Undefined operation on a pointer variable

Problem: I received the following warning: operation on ‘vq’ may be undefined [-Wsequence-point]

Solution: The GNU Compiler Collection (GCC) 4.6.3 issues a warning when the sequence order of operations is ambiguous.

In the following example, the vq pointer variable is both set and compared on the same statement. It might not be immediately clear whether the vq pointer variable is updated first and then used in the comparison, or used in the comparison and then updated. Because of the precedence and associativity of operators, == has a higher order of precedence than =, so the compiler does the comparison first and then updates the vq pointer variable. This might or might not be what was intended. The undefined operation [-Wsequence-point] warning is enabled by specifying the -Wall compiler option for C/C++ language.
 if ((vq = *vp->v_hashchain) == vq->v_specnext)
 {
    … 
 }       

Rewriting the code eliminates the compiler warning.
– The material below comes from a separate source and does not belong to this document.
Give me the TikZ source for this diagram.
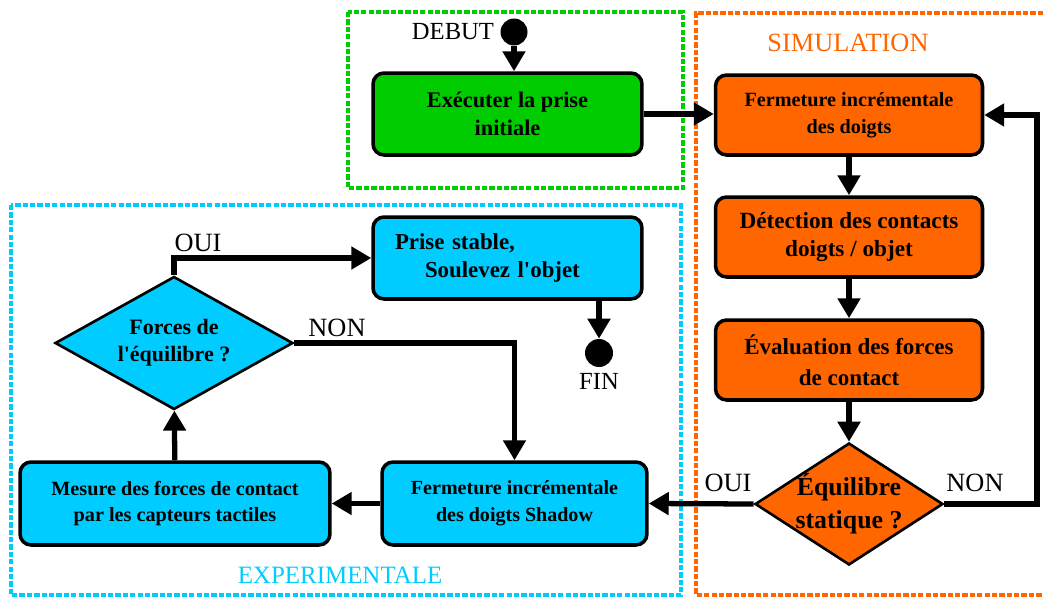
\documentclass[tikz,border=0pt]{standalone}
\usepackage{fontspec}
\setmainfont{Liberation Serif}
\usetikzlibrary{shapes.geometric,arrows.meta}
\definecolor{flowink}{HTML}{000000}
\definecolor{flowgreen}{HTML}{00CC00}
\definecolor{floworange}{HTML}{FF6600}
\definecolor{flowblue}{HTML}{00CCFF}

\begin{document}
\begin{tikzpicture}[x=0.02cm, y=-0.02cm,
                    >={Triangle[length=0.4cm, width=0.44cm]},
                    every node/.style={flowink, font=\bfseries},
                    etape/.style={draw=flowink, line width=2pt, rounded corners=0.22cm,
                                  align=center, inner sep=0pt},
                    test/.style={diamond, draw=flowink, line width=1.5pt, align=center,
                                 inner sep=-8pt, aspect=1.5},
                    point/.style={circle, fill=flowink, inner sep=0pt},
                    flux/.style={flowink, line width=3pt, ->},
                    cadre/.style={line width=2.6pt, dash pattern=on 3pt off 1.2pt},
                    reponse/.style={font=\fontsize{15}{18}\selectfont}]

\useasboundingbox (0,0) rectangle (1043,598);

%% ==== cadres en pointillés ===========================================
\draw[cadre, flowgreen]  (348,12) rectangle (683,188);
\draw[cadre, floworange] (1043,13) -- (696,13) -- (696,595) -- (1043,595);
\draw[cadre, flowblue]   (11,205) rectangle (681,595);

%% ==== départ ========================================================
\node[point, minimum size=0.54cm] (debut) at (514,32) {};
\node[left, font=\fontsize{14}{17}\selectfont] (debut-txt) at (debut.west) {DEBUT};

\node[etape, fill=flowgreen, minimum width=5.38cm, minimum height=1.64cm,
      font=\bfseries\fontsize{12.7}{15.9}\selectfont] (init) at (507.5,114)
  {Exécuter la prise\\initiale};

%% ==== simulation ====================================================
\node[text=floworange, font=\fontsize{15}{18}\selectfont] (simu) at (848,43) {SIMULATION};

\node[etape, fill=floworange, minimum width=5.34cm, minimum height=1.6cm,
      font=\bfseries\fontsize{11.5}{15.4}\selectfont] (ferm) at (849,115)
  {Fermeture incrémentale\\des doigts};
\node[etape, fill=floworange, minimum width=5.34cm, minimum height=1.6cm,
      font=\bfseries\fontsize{13.2}{16.5}\selectfont] (detect) at (849,237)
  {Détection des contacts\\doigts / objet};
\node[etape, fill=floworange, minimum width=5.34cm, minimum height=1.6cm,
      font=\bfseries\fontsize{13.1}{17.5}\selectfont] (eval) at (849,360)
  {Évaluation des forces\\de contact};
\node[test, fill=floworange, minimum width=3.76cm, minimum height=2.44cm,
      font=\bfseries\fontsize{14.7}{18.8}\selectfont] (equi) at (849,504)
  {Équilibre\\statique ?};

%% ==== expérimentale =================================================
\node[etape, fill=flowblue, minimum width=5.3cm, minimum height=1.66cm,
      font=\bfseries\fontsize{11.4}{15.2}\selectfont] (shadow) at (514.5,503.5)
  {Fermeture incrémentale\\des doigts Shadow};
\node[etape, fill=flowblue, minimum width=6.2cm, minimum height=1.66cm,
      font=\bfseries\fontsize{11.5}{15.2}\selectfont] (mesure) at (175,503.5)
  {Mesure des forces de contact\\par les capteurs tactiles};
\node[test, fill=flowblue, minimum width=4.76cm, minimum height=2.66cm,
      font=\bfseries\fontsize{12.5}{15.2}\selectfont] (forces) at (174,343)
  {Forces de\\l\textquotesingle équilibre ?};
\node[etape, fill=flowblue, minimum width=5.38cm, minimum height=1.64cm,
      text width=4.5cm, align=left, inner xsep=0.44cm,
      font=\bfseries\fontsize{13}{16}\selectfont] (prise) at (507.5,258)
  {Prise stable,\\\hspace*{0.6cm}Soulevez l\textquotesingle objet};

\node[point, minimum size=0.56cm] (fin) at (599,353) {};
\node[below, font=\fontsize{14}{17}\selectfont] (fin-txt) at (fin.south) {FIN};

\node[text=flowblue, font=\fontsize{14.2}{17}\selectfont] (expe) at (340,575) {EXPERIMENTALE};

%% ==== réponses ======================================================
\node[reponse] (oui-haut)   at (198,243) {OUI};
\node[reponse] (non-gauche) at (337,328) {NON};
\node[reponse] (oui-bas)    at (728,483) {OUI};
\node[reponse] (non-droite) at (975,483) {NON};

%% ==== liaisons ======================================================
\coordinate (retour) at (1037,504);

\draw[flux] (debut) -- (debut |- init.north);
\draw[flux] (init.east) -- (init.east -| ferm.west);
\draw[flux] (ferm) -- (detect);
\draw[flux] (detect) -- (eval);
\draw[flux] (eval) -- (equi);
\draw[flux] (equi.east) -- (retour) |- (ferm.east);
\draw[flux] (equi.west) -- (shadow.east);
\draw[flux] (shadow) -- (mesure);
\draw[flux] (mesure) -- (forces);
\draw[flux] (forces.north) |- (prise.west);
\draw[flux] (forces.east) -| (shadow.north);
\draw[flux] (prise.south -| fin) -- (fin);

\end{tikzpicture}
\end{document}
In the following example, rewriting the code also has the advantage of removing the ambiguity.
 vq = *vp->v_hashchain;                           
 if (vq == vq->v_specnext)                        
 {     
    …    
 }                                    
   
Note: The -Wsequence-point warning can be valuable; therefore, do not suppress the warning by using the -Wno-sequence-point compiler option unless you are sure that your code is correct.